Still, amid these conditions, the stock is up 40% this year. And while its price-to-earnings (P/E) ratio of 30 is significantly higher than the earnings multiples of the last decade, it prices the stock at a point where it can still benefit from growth once the economy improves.
Amazon
Amazon is another Berkshire investment that has served investors well. Investors know it best for pioneering e-commerce and later cloud computing. Moreover, as competitors emerged, Amazon has managed to maintain its lead in both industries.
It has also prospered in a unique way. It is unclear if its online sales business, its largest revenue source, turns a profit. However, its e-commerce segments support subscription, reseller, and ad businesses, which likely drive a positive net income. Additionally, Amazon benefits from higher margins with the cloud computing segment Amazon Web Services (AWS). In most quarters, AWS drives the majority of its operating income.
Despite its $1.5 trillion market cap, Amazon has returned to rapid profit growth. Net income for the first three quarters of 2023 was almost $20 billion, a dramatic turnaround from the $3 billion loss in the same period in 2022.
That has brought about a significant recovery in the stock this year. And despite a recent 73 P/E ratio, its earnings multiple is near historical lows. This positions investors who follow Buffett's team in this stock to derive significant returns from a modest investment.
Floor & Decor
Another consumer stock benefiting from a unique business model is Floor & Decor. Indeed, the regional to national expansion it is undergoing is usually good for stock market growth.
However, Floor & Decor prospers by specializing in hard flooring and decor. It offers more variety than competitors such as Home Depot and cuts out the middleman by negotiating with the supplier directly. The more the company expands, the more power it holds to negotiate lower prices.

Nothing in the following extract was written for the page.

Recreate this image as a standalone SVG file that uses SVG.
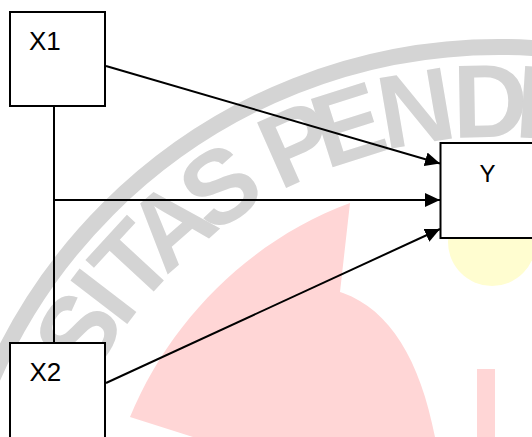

Admittedly, rising operating costs have weighed on Floor & Decor. In the first three quarters of 2023, net income of $209 million dropped 9% from year-ago levels. This has occurred even as it earns more revenue due to the 17 additional stores it opened in the first nine months of the year.
Unfortunately, relentless selling amid rising interest rates and worries about the economy wiped out most of the gains for this year. But its recent P/E ratio of 31 has been a historical low in this decade. When the flooring industry finally recovers, the retail stock will likely surge higher along with the economy.